Vender é atitude – Caso Miguel

O ano era 1973. Tendo vendido doze cursos de inglês, num só dia, na Ford São Bernardo, recebi uma indicação para oferecer para um gerente na Ford Ipiranga.

Chegando à sala indicada como dele, encontrei uma secretária sentada e um senhor ao seu lado.

Parei na porta:

– O senhor Mauro Cicarone, por favor.

A secretária respondeu, que ele não estava.

Fiz então uma cena: Estendi o braço esquerdo, para que o relógio aparecesse de dentro da manga do paletó. Olhei firme para o relógio como se estivesse preocupado com o horário.

Na verdade, não havia marcado hora.

O senhor, ali presente, se ofereceu:

– Posso ajudar em alguma coisa?

Olhei de cima a baixo, respondi:

– Depende, quem é o senhor?

– Sou o Miguel, trabalho com o Mauro.

Eu disse, então, que tinha passado pelo departamento de marketing na fábrica de São Bernardo e havia recebido uma indicação para falar com o Mauro sobre o curso de inglês que eles (de marketing) estavam fazendo.

Ele perguntou: – Como é isso?

Como ele continuava de pé, ao lado da secretária, eu não achei conveniente falar ali mesmo.

– Pois bem, onde podemos conversar? Dando a entender que gostaria de falar em outro lugar.

Ele me indicou a sala ao lado.
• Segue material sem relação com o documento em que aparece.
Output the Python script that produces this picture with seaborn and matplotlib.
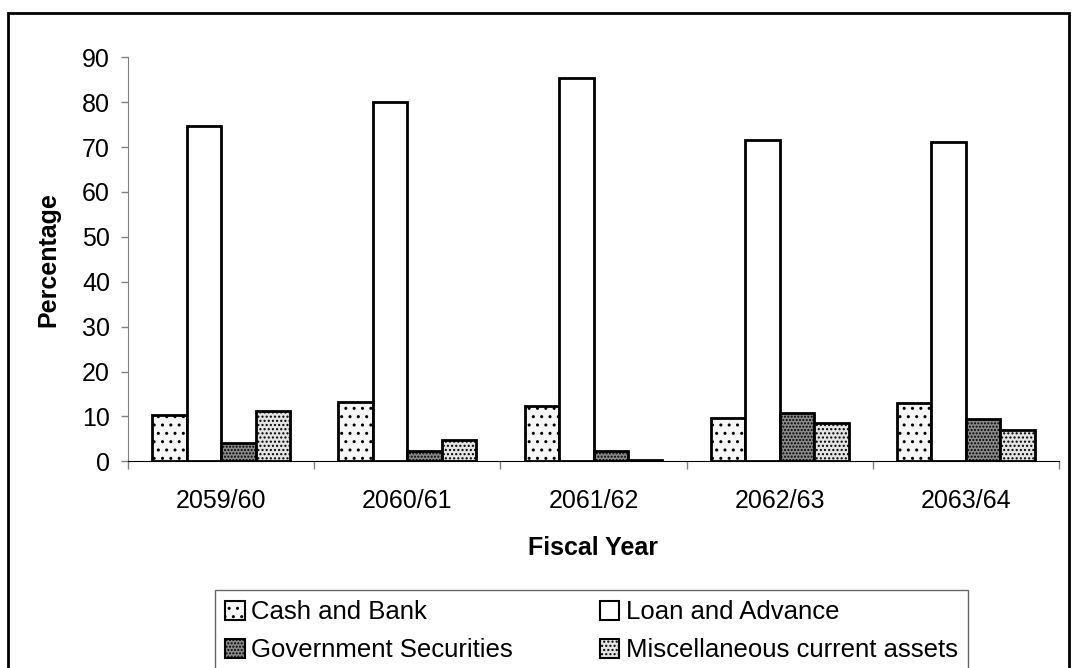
import pandas as pd
import matplotlib.pyplot as plt
import matplotlib.patches as mpatches
import seaborn as sns

# datos
years = ['2059/60', '2060/61', '2061/62', '2062/63', '2063/64']
cash_bank = [10.3, 13.1, 12.4, 9.6, 12.9]
loan_advance = [74.7, 80.0, 85.4, 71.5, 71.1]
govt_securities = [4.1, 2.4, 2.2, 10.7, 9.5]
misc_assets = [11.3, 4.8, 0.3, 8.5, 6.9]

series = ['Cash and Bank', 'Loan and Advance', 'Government Securities',
          'Miscellaneous current assets']
colors = ['#f6f6f6', '#ffffff', '#8a8a8a', '#e4e4e4']
hatches = ['..', '', '.....', '....']

df = pd.DataFrame({
    'Fiscal Year': years * 4,
    'Percentage': cash_bank + loan_advance + govt_securities + misc_assets,
    'Serie': [s for s in series for _ in years],
})

sns.set_style('white')
plt.rcParams['font.family'] = ['Liberation Sans', 'DejaVu Sans']
plt.rcParams['text.color'] = 'black'
plt.rcParams['axes.labelcolor'] = 'black'
plt.rcParams['xtick.color'] = 'black'
plt.rcParams['ytick.color'] = 'black'
plt.rcParams['hatch.linewidth'] = 1.0

fig = plt.figure(figsize=(10.74, 6.68), dpi=100)
ax = fig.add_axes([128 / 1074, 1 - 461.3 / 668, 931 / 1074, 404 / 668])

sns.barplot(data=df, x='Fiscal Year', y='Percentage', hue='Serie',
            hue_order=series, palette=colors, width=0.74,
            edgecolor='black', linewidth=2, ax=ax, legend=False)

for cont, h in zip(ax.containers, hatches):
    for bar in cont:
        bar.set_hatch(h)

ax.set_xlim(-0.5, 4.5)
ax.set_ylim(0, 90)
ax.set_yticks(range(0, 91, 10))
ax.tick_params(axis='y', labelsize=18, length=5, width=1, color='#808080',
               labelcolor='black', pad=8, left=True)
ax.set_xticks(range(5), labels=years)
ax.tick_params(axis='x', which='major', labelsize=18, length=0, pad=20, labelcolor='black')
ax.set_xticks([i - 0.5 for i in range(6)], minor=True)
ax.tick_params(axis='x', which='minor', length=6, width=1, color='#808080', bottom=True)

ax.spines['top'].set_visible(False)
ax.spines['right'].set_visible(False)
ax.spines['left'].set_color('#808080')
ax.spines['bottom'].set_color('black')

ax.set_ylabel('Percentage', fontsize=18, fontweight='bold', va='center', ha='center')
ax.set_xlabel('Fiscal Year', fontsize=18, fontweight='bold', va='center', ha='center')
ax.yaxis.set_label_coords(-0.086, 0.5)
ax.xaxis.set_label_coords(0.5, -0.215)

# leyenda (orden por columnas)
handles = [mpatches.Patch(facecolor=c, edgecolor='black', hatch=h, linewidth=1.5)
           for c, h in zip(colors, hatches)]
order = [0, 2, 1, 3]
leg = fig.legend([handles[i] for i in order], [series[i] for i in order],
                 loc='upper left', bbox_to_anchor=(215 / 1074, 1 - 590 / 668),
                 ncol=2, fontsize=18.5, frameon=True, fancybox=False,
                 edgecolor='#404040', borderpad=0.4, handlelength=0.75,
                 handleheight=0.75, handletextpad=0.25, columnspacing=3.4,
                 labelspacing=0.55, borderaxespad=0)
leg.get_frame().set_linewidth(1)

# marco exterior
fig.patches.append(mpatches.Rectangle((8 / 1074, -0.05), 1061 / 1074, 1.05 - 13 / 668,
                                      transform=fig.transFigure, fill=False,
                                      edgecolor='black', linewidth=2))

plt.savefig('out.png', dpi=100)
Ao passar pela porta, li:

Antônio Miguel – diretor de vendas.

Comecei a apresentação falando os nomes dos colegas de marketing que já estavam fazendo o curso e fiz a apresentação de como o curso funcionava.

Quando falei que o curso tinha aulas que deveriam ser preparadas, ou seja, tinha que estudar, o Miguel disse que não servia para ele que não gostava de estudar. Parei, olhei bem nos olhos dele, e disse:

– Para com brincadeiras, o senhor não é diretor à toa. Deve ser muito bom no que faz. E continuei minha demonstração.

Quando chegou no fechamento, ao argumentar o preço de uma aula particular (seria na média 80 cruzeiros, na época), ele disse, quinze cruzeiros.

Sem olhar para ele, comecei, acintosamente, recolher todo material do curso, espalhado sobre a mesa; e falei alto e em bom tom.

– Desculpe-me, mas eu tenho mais o que fazer. O senhor está querendo brincar comigo.

Ele interrompeu:

– Tudo bem, minha mulher dá aula de francês e cobra 60 cruzeiros.

Perguntei se ela era francesa. Ele disse que não, só estudou na Aliança Francesa.

Voltei ao assunto, dizendo que nossos professores eram todos nativos, portando poderiam cobrar no mínimo oitenta.

Dirigi para o fechamento, fiz os cálculos do quanto ele iria pagar e pedi o número do cheque para colocar no contrato. Ele fez o cheque, assinou o contrato, e assim que eu fechei a maleta e estendi a mão para me despedir, ele me segurou.

– Espera aí. Você vendeu, agora em vai vender sou eu. Senta aí.

Falou então do Consórcio Nacional Ford e me intimou:

– Vou lançar o consórcio no Mato Grosso e você vai treinar meus vendedores.

Tentou me aliciar, falou do salário, dos benefícios, do carro novo designado, das viagens, até o valor das diárias. O salário era de dois mil e quinhentos cruzeiros.

Com todo respeito que merecia o meu cliente, tirei do bolso o holerite do mês anterior: Onze mil de comissão de vendas.

Não havia mais argumento, mas ele não se deu por vencido:

– Mas um dia isso acaba, aí você vem trabalhar comigo.

Para mim foi muito bom mostrar o serviço sério e bem-feito ao ponto de ser reconhecido como profissional competente. Ainda mais por um diretor de vendas.

Realmente, por má administração, a escola foi de mal a pior e dois anos depois, procurei o Antônio Miguel para entrar na Ford.